▸ Request: Each line in the material below, starting at the one with "Generate a LaTeX" and ending at the one with "(0,0) rectangle (874,425);", is to be reproduced exactly; no picture is to be copied.

--- start ---

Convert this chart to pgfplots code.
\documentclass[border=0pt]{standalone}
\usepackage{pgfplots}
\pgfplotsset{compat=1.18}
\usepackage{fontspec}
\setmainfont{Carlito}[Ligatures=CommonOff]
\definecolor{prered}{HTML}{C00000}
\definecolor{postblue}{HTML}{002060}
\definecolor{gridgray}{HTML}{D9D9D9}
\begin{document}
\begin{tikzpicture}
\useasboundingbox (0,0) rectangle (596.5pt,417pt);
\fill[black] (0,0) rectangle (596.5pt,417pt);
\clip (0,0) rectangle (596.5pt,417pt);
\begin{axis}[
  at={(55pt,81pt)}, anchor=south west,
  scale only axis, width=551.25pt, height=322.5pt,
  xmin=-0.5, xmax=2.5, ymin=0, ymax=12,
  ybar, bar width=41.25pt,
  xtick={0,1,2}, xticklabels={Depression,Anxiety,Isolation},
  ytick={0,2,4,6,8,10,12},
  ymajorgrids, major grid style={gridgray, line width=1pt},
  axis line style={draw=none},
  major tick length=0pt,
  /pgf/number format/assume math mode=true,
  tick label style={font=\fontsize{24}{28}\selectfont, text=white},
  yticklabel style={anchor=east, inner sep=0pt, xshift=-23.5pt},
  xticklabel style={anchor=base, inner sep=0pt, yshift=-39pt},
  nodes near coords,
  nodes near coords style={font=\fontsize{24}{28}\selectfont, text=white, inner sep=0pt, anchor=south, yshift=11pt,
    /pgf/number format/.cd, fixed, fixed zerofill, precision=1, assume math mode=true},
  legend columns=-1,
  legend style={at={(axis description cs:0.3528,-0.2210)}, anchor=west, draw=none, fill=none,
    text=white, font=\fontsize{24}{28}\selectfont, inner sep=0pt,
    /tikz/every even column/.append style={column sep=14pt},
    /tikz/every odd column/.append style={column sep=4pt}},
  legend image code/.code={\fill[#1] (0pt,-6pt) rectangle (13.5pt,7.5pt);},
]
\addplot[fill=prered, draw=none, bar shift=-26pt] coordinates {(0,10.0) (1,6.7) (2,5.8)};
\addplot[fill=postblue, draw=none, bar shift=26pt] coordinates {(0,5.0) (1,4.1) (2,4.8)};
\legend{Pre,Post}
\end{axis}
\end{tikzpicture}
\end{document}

--- end ---
--- start ---

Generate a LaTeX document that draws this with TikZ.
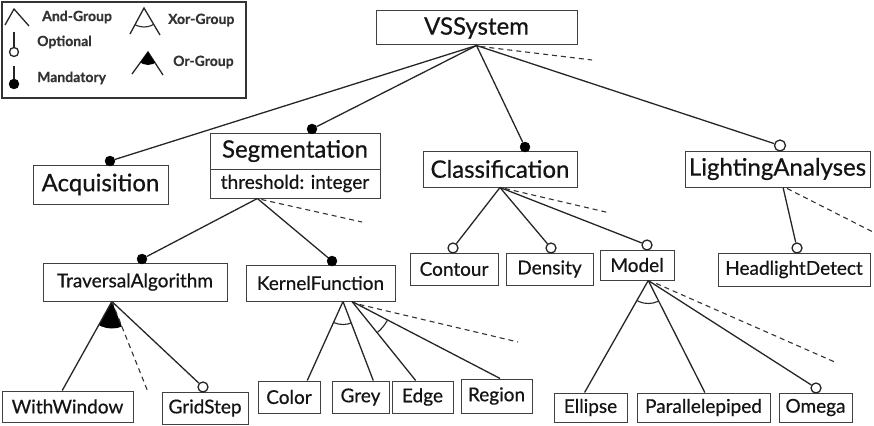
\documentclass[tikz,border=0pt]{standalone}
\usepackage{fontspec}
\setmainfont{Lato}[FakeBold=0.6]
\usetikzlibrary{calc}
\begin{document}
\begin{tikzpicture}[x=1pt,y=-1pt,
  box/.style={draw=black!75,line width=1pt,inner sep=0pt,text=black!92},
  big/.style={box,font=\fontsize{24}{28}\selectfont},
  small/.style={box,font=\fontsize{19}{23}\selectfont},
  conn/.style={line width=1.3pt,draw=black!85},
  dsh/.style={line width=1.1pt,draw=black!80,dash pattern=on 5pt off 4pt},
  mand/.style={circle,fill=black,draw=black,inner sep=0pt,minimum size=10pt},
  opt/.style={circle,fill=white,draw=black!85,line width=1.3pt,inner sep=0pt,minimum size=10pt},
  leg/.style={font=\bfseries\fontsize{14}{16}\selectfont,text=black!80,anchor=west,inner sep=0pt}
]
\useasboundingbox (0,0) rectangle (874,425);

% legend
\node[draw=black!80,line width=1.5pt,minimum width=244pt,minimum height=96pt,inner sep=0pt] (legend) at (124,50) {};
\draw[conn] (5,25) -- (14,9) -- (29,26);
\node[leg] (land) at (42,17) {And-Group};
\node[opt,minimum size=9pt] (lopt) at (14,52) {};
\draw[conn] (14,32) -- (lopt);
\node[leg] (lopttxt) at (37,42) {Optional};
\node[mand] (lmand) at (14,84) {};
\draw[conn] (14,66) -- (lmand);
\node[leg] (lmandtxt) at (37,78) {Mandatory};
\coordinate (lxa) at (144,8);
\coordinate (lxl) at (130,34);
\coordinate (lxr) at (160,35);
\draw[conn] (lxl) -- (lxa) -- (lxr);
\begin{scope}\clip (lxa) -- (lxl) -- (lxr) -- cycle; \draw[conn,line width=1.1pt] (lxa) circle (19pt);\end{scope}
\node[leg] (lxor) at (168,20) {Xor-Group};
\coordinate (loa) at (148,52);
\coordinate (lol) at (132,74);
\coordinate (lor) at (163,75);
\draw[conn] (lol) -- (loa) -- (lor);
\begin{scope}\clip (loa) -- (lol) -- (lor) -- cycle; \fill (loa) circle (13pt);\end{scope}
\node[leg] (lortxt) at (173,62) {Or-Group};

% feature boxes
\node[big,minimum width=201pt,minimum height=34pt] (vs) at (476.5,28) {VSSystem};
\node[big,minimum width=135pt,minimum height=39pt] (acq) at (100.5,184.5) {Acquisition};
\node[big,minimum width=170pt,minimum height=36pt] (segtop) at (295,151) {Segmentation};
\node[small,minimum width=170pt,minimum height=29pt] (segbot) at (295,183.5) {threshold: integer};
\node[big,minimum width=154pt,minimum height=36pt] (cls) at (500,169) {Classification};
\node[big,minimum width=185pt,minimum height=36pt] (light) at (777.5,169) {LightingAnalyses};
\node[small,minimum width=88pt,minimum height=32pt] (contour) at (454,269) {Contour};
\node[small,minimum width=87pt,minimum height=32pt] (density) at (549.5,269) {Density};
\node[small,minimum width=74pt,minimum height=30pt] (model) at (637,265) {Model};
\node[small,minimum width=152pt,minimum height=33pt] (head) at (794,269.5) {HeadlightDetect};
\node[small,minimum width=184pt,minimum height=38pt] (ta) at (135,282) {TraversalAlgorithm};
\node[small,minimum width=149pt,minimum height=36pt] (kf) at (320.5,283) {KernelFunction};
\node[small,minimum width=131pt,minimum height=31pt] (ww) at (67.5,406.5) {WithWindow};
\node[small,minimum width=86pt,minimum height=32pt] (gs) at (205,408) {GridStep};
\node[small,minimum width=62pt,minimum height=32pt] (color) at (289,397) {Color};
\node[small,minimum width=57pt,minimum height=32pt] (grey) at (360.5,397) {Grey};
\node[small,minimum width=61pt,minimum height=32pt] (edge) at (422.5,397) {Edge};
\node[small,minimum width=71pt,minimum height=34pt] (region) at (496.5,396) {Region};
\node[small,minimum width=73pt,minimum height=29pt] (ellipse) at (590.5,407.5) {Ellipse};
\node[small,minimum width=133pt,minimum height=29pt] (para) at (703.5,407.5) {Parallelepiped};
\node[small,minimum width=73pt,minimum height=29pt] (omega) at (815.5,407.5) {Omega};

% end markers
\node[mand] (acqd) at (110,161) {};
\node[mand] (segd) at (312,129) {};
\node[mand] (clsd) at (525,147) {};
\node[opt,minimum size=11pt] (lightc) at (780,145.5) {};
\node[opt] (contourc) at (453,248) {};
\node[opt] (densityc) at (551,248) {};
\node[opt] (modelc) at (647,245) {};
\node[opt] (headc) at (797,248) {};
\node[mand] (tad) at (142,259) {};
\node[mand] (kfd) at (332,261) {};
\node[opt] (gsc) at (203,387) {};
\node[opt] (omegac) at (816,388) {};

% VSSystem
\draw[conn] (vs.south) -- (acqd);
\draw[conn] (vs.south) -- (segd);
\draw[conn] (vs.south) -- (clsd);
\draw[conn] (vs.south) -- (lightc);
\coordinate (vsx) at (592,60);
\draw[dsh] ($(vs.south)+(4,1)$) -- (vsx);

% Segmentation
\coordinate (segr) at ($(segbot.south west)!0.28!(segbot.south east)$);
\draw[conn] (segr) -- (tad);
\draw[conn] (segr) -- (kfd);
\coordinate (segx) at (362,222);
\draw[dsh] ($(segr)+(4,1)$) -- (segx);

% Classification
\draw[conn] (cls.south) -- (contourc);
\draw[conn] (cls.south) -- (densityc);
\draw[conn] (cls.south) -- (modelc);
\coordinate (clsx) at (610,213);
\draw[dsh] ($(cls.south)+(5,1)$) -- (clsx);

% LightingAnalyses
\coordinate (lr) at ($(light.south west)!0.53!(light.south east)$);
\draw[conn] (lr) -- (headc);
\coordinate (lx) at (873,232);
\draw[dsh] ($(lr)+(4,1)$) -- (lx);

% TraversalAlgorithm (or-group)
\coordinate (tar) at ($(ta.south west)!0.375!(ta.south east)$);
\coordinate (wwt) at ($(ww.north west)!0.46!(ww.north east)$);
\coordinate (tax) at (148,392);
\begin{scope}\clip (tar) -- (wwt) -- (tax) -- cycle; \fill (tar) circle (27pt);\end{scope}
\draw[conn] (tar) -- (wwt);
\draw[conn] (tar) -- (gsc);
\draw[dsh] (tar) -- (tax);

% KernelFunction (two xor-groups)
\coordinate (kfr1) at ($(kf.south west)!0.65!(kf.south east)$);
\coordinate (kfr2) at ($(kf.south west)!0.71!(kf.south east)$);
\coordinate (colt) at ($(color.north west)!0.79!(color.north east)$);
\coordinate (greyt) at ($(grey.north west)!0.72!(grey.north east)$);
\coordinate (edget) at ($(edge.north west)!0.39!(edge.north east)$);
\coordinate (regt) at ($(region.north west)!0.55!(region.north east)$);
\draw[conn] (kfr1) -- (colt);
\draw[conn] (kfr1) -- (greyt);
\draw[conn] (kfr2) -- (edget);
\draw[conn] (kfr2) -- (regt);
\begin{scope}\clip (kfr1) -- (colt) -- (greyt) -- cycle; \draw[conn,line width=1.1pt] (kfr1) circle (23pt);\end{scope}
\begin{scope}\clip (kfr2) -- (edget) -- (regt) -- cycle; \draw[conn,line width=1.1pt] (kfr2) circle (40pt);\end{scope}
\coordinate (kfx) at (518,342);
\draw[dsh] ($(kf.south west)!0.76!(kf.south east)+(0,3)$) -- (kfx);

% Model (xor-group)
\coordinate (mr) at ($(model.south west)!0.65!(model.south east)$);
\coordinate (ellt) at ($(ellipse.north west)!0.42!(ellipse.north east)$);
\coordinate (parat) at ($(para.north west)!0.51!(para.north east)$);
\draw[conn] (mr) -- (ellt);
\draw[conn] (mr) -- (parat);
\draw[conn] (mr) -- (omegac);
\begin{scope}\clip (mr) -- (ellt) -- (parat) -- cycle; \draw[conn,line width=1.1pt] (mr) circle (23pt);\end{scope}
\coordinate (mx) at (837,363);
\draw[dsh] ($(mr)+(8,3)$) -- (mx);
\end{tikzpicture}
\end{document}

--- end ---

▸ Completed exercise:
Generate a LaTeX document that draws this with TikZ.
\documentclass[tikz,border=0pt]{standalone}
\usepackage{fontspec}
\setmainfont{Lato}[FakeBold=0.6]
\usetikzlibrary{calc}
\begin{document}
\begin{tikzpicture}[x=1pt,y=-1pt,
  box/.style={draw=black!75,line width=1pt,inner sep=0pt,text=black!92},
  big/.style={box,font=\fontsize{24}{28}\selectfont},
  small/.style={box,font=\fontsize{19}{23}\selectfont},
  conn/.style={line width=1.3pt,draw=black!85},
  dsh/.style={line width=1.1pt,draw=black!80,dash pattern=on 5pt off 4pt},
  mand/.style={circle,fill=black,draw=black,inner sep=0pt,minimum size=10pt},
  opt/.style={circle,fill=white,draw=black!85,line width=1.3pt,inner sep=0pt,minimum size=10pt},
  leg/.style={font=\bfseries\fontsize{14}{16}\selectfont,text=black!80,anchor=west,inner sep=0pt}
]
\useasboundingbox (0,0) rectangle (874,425);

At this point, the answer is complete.